Many lament the effective demise of the apostrophe, misused to the point of uselessness. (Here’s a wee poem I penned on the subject many years ago. Note that it might have better to have referred to possessive adjectives rather than possessive pronouns, but the point is valid.)
The poor wee hyphen does not appear to have such an ardent club of supporters, and even the UK Government’s Department for Transport is ignorant of the little chap. This does nothing for my blood pressure. Whenever I see the “Traffic calmed area” sign, I want to shout: “No it %$££”^ well didn’t! The area was much calmer before the &^$% traffic!” (The sign should read, of course: “Traffic-calmed area”.)

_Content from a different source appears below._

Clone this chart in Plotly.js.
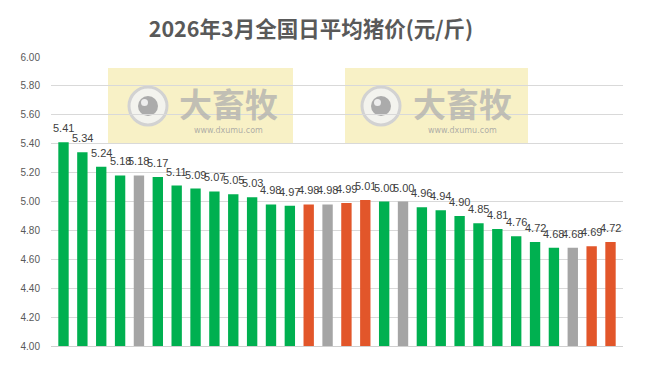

From this you may glean the following:
(1) I had a good education;
(2) I am an insufferable pedant.
Having said that, I have no problem whatsoever with those who admit ignorance and come to me for writing assistance. What I cannot stand is those who don’t have a clue but think it is acceptable to inflict their shoddy punctuation on the public.

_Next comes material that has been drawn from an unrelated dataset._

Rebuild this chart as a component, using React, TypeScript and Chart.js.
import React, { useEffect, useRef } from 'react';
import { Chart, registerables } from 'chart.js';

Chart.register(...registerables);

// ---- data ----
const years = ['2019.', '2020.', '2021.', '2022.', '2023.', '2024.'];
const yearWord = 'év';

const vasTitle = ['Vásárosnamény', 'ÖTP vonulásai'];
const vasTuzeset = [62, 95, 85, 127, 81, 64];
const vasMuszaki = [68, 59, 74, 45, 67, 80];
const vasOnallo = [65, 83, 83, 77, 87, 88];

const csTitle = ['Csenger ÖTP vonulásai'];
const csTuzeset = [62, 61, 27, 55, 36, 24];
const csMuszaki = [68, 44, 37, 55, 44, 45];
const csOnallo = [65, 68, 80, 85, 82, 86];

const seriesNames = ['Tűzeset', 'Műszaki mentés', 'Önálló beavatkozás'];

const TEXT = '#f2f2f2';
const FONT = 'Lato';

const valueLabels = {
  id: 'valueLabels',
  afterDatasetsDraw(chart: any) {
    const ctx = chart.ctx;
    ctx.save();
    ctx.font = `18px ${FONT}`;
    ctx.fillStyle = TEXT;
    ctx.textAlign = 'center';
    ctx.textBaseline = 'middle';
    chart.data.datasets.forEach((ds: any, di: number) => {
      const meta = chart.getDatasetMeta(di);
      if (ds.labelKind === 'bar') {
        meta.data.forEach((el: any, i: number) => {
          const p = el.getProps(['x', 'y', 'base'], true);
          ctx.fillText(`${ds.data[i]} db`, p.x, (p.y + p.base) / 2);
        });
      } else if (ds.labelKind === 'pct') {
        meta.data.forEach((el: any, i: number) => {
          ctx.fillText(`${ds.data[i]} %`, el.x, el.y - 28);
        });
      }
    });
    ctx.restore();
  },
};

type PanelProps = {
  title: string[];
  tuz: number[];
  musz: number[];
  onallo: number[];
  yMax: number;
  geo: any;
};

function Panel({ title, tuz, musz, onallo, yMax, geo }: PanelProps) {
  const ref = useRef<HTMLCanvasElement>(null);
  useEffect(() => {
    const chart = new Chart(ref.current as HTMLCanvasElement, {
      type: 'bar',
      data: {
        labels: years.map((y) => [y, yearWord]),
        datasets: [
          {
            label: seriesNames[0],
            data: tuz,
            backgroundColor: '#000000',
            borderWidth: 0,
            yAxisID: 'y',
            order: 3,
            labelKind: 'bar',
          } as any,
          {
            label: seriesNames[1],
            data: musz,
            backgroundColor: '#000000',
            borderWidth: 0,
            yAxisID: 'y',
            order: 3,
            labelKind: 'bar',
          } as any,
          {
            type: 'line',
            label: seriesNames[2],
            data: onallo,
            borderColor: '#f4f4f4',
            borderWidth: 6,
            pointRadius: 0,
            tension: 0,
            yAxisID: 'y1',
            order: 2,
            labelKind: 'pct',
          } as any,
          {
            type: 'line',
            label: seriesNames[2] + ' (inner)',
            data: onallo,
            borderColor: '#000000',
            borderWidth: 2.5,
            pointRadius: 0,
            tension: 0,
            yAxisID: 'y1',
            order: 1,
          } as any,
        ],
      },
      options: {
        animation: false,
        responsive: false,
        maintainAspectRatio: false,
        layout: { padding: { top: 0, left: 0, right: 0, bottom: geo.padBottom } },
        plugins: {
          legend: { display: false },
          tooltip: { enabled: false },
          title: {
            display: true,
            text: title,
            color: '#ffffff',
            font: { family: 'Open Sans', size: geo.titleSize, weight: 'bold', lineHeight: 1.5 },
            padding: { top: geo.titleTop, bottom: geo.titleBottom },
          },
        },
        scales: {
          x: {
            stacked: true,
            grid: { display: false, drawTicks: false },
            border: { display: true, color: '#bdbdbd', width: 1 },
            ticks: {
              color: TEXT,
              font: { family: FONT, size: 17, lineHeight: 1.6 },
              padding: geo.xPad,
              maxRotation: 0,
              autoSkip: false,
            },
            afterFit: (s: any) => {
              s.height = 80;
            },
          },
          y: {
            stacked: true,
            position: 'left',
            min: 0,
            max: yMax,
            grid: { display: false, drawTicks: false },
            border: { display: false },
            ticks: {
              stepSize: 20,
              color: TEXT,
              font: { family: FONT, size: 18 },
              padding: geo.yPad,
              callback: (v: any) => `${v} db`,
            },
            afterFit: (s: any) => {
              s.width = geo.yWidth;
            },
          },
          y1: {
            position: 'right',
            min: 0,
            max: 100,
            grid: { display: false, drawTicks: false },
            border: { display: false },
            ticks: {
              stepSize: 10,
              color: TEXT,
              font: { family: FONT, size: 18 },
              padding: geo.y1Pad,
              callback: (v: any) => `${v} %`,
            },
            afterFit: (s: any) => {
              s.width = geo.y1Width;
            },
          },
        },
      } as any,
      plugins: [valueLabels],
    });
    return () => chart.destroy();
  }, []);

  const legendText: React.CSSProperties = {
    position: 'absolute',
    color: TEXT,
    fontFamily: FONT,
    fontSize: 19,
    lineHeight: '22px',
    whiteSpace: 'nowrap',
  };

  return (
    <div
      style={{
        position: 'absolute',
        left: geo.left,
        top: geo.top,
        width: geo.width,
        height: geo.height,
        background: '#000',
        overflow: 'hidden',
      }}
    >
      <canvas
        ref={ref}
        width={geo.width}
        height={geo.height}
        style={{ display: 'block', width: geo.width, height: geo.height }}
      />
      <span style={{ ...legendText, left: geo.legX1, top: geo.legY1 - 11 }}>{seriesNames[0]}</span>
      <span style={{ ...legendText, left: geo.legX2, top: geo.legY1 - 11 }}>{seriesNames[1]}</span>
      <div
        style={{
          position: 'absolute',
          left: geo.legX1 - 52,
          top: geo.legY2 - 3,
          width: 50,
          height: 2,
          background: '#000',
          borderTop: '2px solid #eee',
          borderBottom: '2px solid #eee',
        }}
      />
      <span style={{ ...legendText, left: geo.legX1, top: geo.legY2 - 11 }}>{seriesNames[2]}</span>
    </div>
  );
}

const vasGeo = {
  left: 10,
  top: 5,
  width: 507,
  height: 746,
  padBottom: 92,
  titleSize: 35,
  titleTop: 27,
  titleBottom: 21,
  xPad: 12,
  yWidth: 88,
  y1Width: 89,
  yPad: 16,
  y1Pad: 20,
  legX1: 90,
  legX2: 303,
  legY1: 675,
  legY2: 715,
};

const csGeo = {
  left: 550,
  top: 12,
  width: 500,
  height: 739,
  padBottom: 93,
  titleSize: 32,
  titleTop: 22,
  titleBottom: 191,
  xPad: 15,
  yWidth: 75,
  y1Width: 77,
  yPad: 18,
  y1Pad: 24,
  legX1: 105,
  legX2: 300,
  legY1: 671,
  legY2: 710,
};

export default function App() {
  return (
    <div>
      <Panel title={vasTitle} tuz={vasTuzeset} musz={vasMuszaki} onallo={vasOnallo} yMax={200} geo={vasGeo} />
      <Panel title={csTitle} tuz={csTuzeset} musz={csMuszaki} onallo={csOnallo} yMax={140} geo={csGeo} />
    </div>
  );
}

P.S. Speaking of good English, Lynne Truss is top of my hit list for her use of redundant words. I seem to remember that her otherwise excellent book on punctuation included the solecism “work colleague”. Redundancies such as this are inexcusable in a book by a journalist who is setting herself up as a language expert. For those who don’t understand my remark I should explain that a colleague is, by definition, a person with whom one works; the adjective (“work”) is redundant. The BBC is a notable offender when it comes to “work colleague”. STOP IT!